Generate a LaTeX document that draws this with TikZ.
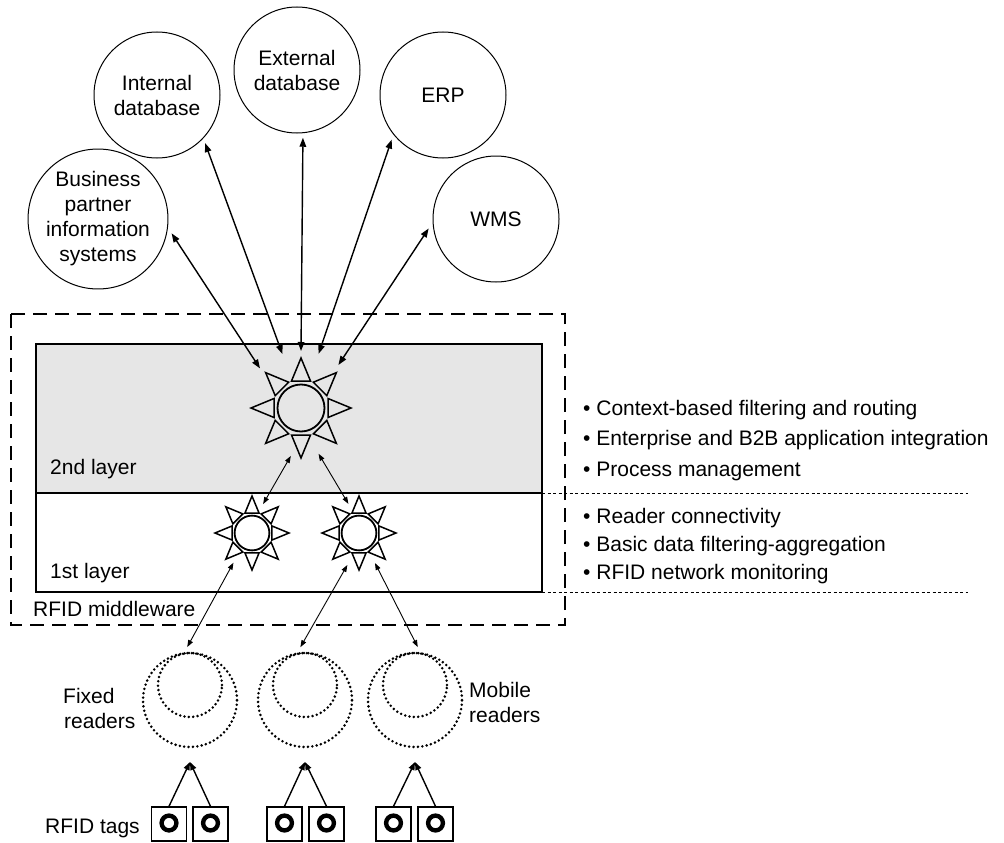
\documentclass[tikz,border=0pt]{standalone}
\usepackage{fontspec}
\setmainfont{Liberation Sans}
\usetikzlibrary{arrows.meta}
\definecolor{layergray}{HTML}{E6E6E6}
\begin{document}
\begin{tikzpicture}[x=1pt,y=-1pt,
  font=\fontsize{21}{25}\selectfont,
  ext/.style={circle, draw, line width=1pt, minimum size=126pt, inner sep=0pt, outer sep=5pt, align=center},
  hub/.style={circle, minimum size=#1, inner sep=0pt, outer sep=0pt},
  dotline/.style={line width=2.8pt, dash pattern=on 0pt off 4.4pt, line cap=round},
  reader/.style={circle, draw, dotline, minimum size=94pt, inner sep=0pt, outer sep=6pt},
  tagbox/.style={rectangle, draw, line width=1.4pt, minimum width=35pt, minimum height=34pt, inner sep=0pt},
  biglink/.style={line width=1.4pt, {Triangle[length=9pt,width=6.5pt]}-{Triangle[length=9pt,width=6.5pt]}},
  smalllink/.style={line width=0.9pt, {Triangle[length=7pt,width=5pt]}-{Triangle[length=7pt,width=5pt]}},
  taglink/.style={line width=1.4pt, -{Triangle[length=8pt,width=6pt]}},
  txt/.style={inner sep=0pt, anchor=base west},
  sunpic/.pic={
    \foreach \a in {0,45,...,315}{
      \draw[rotate=\a, line width=1.5pt, line join=miter] (27pt,-9.5pt) -- (50pt,0pt) -- (27pt,9.5pt) -- cycle;
    }
    \draw[line width=1.8pt] (0,0) circle[radius=23.5pt];
  }
]
\useasboundingbox (0,0) rectangle (1004,843);

% middleware layers
\draw[line width=1.2pt, fill=layergray] (36,344) rectangle (542,493);
\draw[line width=1.2pt] (36,493) rectangle (542,592);
\draw[line width=1pt, dash pattern=on 3pt off 2.5pt] (542,493) -- (968,493);
\draw[line width=1pt, dash pattern=on 3pt off 2.5pt] (542,592) -- (968,592);
\draw[line width=2pt, dash pattern=on 14pt off 8pt] (11,314) rectangle (565,625);

% suns
\pic at (301,408) {sunpic};
\pic[scale=0.74] at (252,533) {sunpic};
\pic[scale=0.74] at (359,533) {sunpic};
\node[hub=114pt] (mw) at (301,408) {};
\node[hub=98pt] (mwb) at (301,408) {};
\node[hub=62pt] (sl) at (252,533) {};
\node[hub=62pt] (sr) at (359,533) {};
\node[hub=70pt] (slb) at (252,533) {};
\node[hub=68pt] (srb) at (359,533) {};

% external systems
\node[ext, minimum size=130pt] (bp) at (98,219) {Business\\partner\\information\\systems};
\node[ext] (idb) at (157,95) {Internal\\database};
\node[ext] (edb) at (297,70) {External\\database};
\node[ext] (erp) at (443,95) {ERP};
\node[ext] (wms) at (496,219) {WMS};

\draw[biglink] (bp.-11) -- (mw.136);
\draw[biglink] (idb.-45) -- (mw.109);
\draw[biglink] (edb.-85) -- (mw.90);
\draw[biglink] (erp.-139) -- (mw.72);
\draw[biglink] (wms.-172) -- (mw.49);

% readers
\node[reader] (r1) at (190,700) {};
\node[reader] (r2) at (305,700) {};
\node[reader] (r3) at (415,700) {};
\draw[dotline] (190,685) circle[radius=32pt];
\draw[dotline] (305,685) circle[radius=32pt];
\draw[dotline] (415,685) circle[radius=32pt];

\draw[smalllink] (mwb.-102) -- (sl.69);
\draw[smalllink] (mwb.-69) -- (sr.110);
\draw[smalllink] (slb.-122) -- (r1.93);
\draw[smalllink] (srb.-110) -- (r2.95);
\draw[smalllink] (srb.-62) -- (r3.87);

% tags
\node[tagbox] (t1a) at (169,824) {};
\node[tagbox] (t1b) at (210.5,824) {};
\node[tagbox] (t2a) at (284.5,824) {};
\node[tagbox] (t2b) at (326.5,824) {};
\node[tagbox] (t3a) at (393.5,824) {};
\node[tagbox] (t3b) at (435.5,824) {};
\foreach \t in {t1a,t1b,t2a,t2b,t3a,t3b}{
  \draw[line width=4.4pt] ([yshift=1pt]\t.center) circle[radius=7.4pt];
}
\coordinate (a1) at (190,762);
\coordinate (a2) at (305,762);
\coordinate (a3) at (415,762);
\draw[taglink] (t1a.north) -- (a1);
\draw[taglink] (t1b.north) -- (a1);
\draw[taglink] (t2a.north) -- (a2);
\draw[taglink] (t2b.north) -- (a2);
\draw[taglink] (t3a.north) -- (a3);
\draw[taglink] (t3b.north) -- (a3);

% labels
\node[txt] (l2) at (50,474) {2nd layer};
\node[txt] (l1) at (50,578) {1st layer};
\node[txt] (rm) at (33,616) {RFID middleware};
\node[txt] (fx1) at (63,703) {Fixed};
\node[txt] (fx2) at (64,728) {readers};
\node[txt] (mb1) at (469,697) {Mobile};
\node[txt] (mb2) at (469,722) {readers};
\node[txt] (tg) at (45,833) {RFID tags};

\node[txt] (b1) at (583,415) {• Context-based filtering and routing};
\node[txt] (b2) at (583,445) {• Enterprise and B2B application integration};
\node[txt] (b3) at (583,476) {• Process management};
\node[txt] (b4) at (583,523) {• Reader connectivity};
\node[txt] (b5) at (583,551) {• Basic data filtering-aggregation};
\node[txt] (b6) at (583,579) {• RFID network monitoring};
\end{tikzpicture}
\end{document}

SHORT PROBLEM:
Quote every line word for word and keep the images out of the copy.

WRITTEN RESPONSE:
Generate a LaTeX document that draws this with TikZ.
\documentclass[tikz,border=0pt]{standalone}
\usepackage{fontspec}
\setmainfont{Liberation Sans}
\usetikzlibrary{arrows.meta}
\definecolor{layergray}{HTML}{E6E6E6}
\begin{document}
\begin{tikzpicture}[x=1pt,y=-1pt,
  font=\fontsize{21}{25}\selectfont,
  ext/.style={circle, draw, line width=1pt, minimum size=126pt, inner sep=0pt, outer sep=5pt, align=center},
  hub/.style={circle, minimum size=#1, inner sep=0pt, outer sep=0pt},
  dotline/.style={line width=2.8pt, dash pattern=on 0pt off 4.4pt, line cap=round},
  reader/.style={circle, draw, dotline, minimum size=94pt, inner sep=0pt, outer sep=6pt},
  tagbox/.style={rectangle, draw, line width=1.4pt, minimum width=35pt, minimum height=34pt, inner sep=0pt},
  biglink/.style={line width=1.4pt, {Triangle[length=9pt,width=6.5pt]}-{Triangle[length=9pt,width=6.5pt]}},
  smalllink/.style={line width=0.9pt, {Triangle[length=7pt,width=5pt]}-{Triangle[length=7pt,width=5pt]}},
  taglink/.style={line width=1.4pt, -{Triangle[length=8pt,width=6pt]}},
  txt/.style={inner sep=0pt, anchor=base west},
  sunpic/.pic={
    \foreach \a in {0,45,...,315}{
      \draw[rotate=\a, line width=1.5pt, line join=miter] (27pt,-9.5pt) -- (50pt,0pt) -- (27pt,9.5pt) -- cycle;
    }
    \draw[line width=1.8pt] (0,0) circle[radius=23.5pt];
  }
]
\useasboundingbox (0,0) rectangle (1004,843);

% middleware layers
\draw[line width=1.2pt, fill=layergray] (36,344) rectangle (542,493);
\draw[line width=1.2pt] (36,493) rectangle (542,592);
\draw[line width=1pt, dash pattern=on 3pt off 2.5pt] (542,493) -- (968,493);
\draw[line width=1pt, dash pattern=on 3pt off 2.5pt] (542,592) -- (968,592);
\draw[line width=2pt, dash pattern=on 14pt off 8pt] (11,314) rectangle (565,625);

% suns
\pic at (301,408) {sunpic};
\pic[scale=0.74] at (252,533) {sunpic};
\pic[scale=0.74] at (359,533) {sunpic};
\node[hub=114pt] (mw) at (301,408) {};
\node[hub=98pt] (mwb) at (301,408) {};
\node[hub=62pt] (sl) at (252,533) {};
\node[hub=62pt] (sr) at (359,533) {};
\node[hub=70pt] (slb) at (252,533) {};
\node[hub=68pt] (srb) at (359,533) {};

% external systems
\node[ext, minimum size=130pt] (bp) at (98,219) {Business\\partner\\information\\systems};
\node[ext] (idb) at (157,95) {Internal\\database};
\node[ext] (edb) at (297,70) {External\\database};
\node[ext] (erp) at (443,95) {ERP};
\node[ext] (wms) at (496,219) {WMS};

\draw[biglink] (bp.-11) -- (mw.136);
\draw[biglink] (idb.-45) -- (mw.109);
\draw[biglink] (edb.-85) -- (mw.90);
\draw[biglink] (erp.-139) -- (mw.72);
\draw[biglink] (wms.-172) -- (mw.49);

% readers
\node[reader] (r1) at (190,700) {};
\node[reader] (r2) at (305,700) {};
\node[reader] (r3) at (415,700) {};
\draw[dotline] (190,685) circle[radius=32pt];
\draw[dotline] (305,685) circle[radius=32pt];
\draw[dotline] (415,685) circle[radius=32pt];

\draw[smalllink] (mwb.-102) -- (sl.69);
\draw[smalllink] (mwb.-69) -- (sr.110);
\draw[smalllink] (slb.-122) -- (r1.93);
\draw[smalllink] (srb.-110) -- (r2.95);
\draw[smalllink] (srb.-62) -- (r3.87);

% tags
\node[tagbox] (t1a) at (169,824) {};
\node[tagbox] (t1b) at (210.5,824) {};
\node[tagbox] (t2a) at (284.5,824) {};
\node[tagbox] (t2b) at (326.5,824) {};
\node[tagbox] (t3a) at (393.5,824) {};
\node[tagbox] (t3b) at (435.5,824) {};
\foreach \t in {t1a,t1b,t2a,t2b,t3a,t3b}{
  \draw[line width=4.4pt] ([yshift=1pt]\t.center) circle[radius=7.4pt];
}
\coordinate (a1) at (190,762);
\coordinate (a2) at (305,762);
\coordinate (a3) at (415,762);
\draw[taglink] (t1a.north) -- (a1);
\draw[taglink] (t1b.north) -- (a1);
\draw[taglink] (t2a.north) -- (a2);
\draw[taglink] (t2b.north) -- (a2);
\draw[taglink] (t3a.north) -- (a3);
\draw[taglink] (t3b.north) -- (a3);

% labels
\node[txt] (l2) at (50,474) {2nd layer};
\node[txt] (l1) at (50,578) {1st layer};
\node[txt] (rm) at (33,616) {RFID middleware};
\node[txt] (fx1) at (63,703) {Fixed};
\node[txt] (fx2) at (64,728) {readers};
\node[txt] (mb1) at (469,697) {Mobile};
\node[txt] (mb2) at (469,722) {readers};
\node[txt] (tg) at (45,833) {RFID tags};

\node[txt] (b1) at (583,415) {• Context-based filtering and routing};
\node[txt] (b2) at (583,445) {• Enterprise and B2B application integration};
\node[txt] (b3) at (583,476) {• Process management};
\node[txt] (b4) at (583,523) {• Reader connectivity};
\node[txt] (b5) at (583,551) {• Basic data filtering-aggregation};
\node[txt] (b6) at (583,579) {• RFID network monitoring};
\end{tikzpicture}
\end{document}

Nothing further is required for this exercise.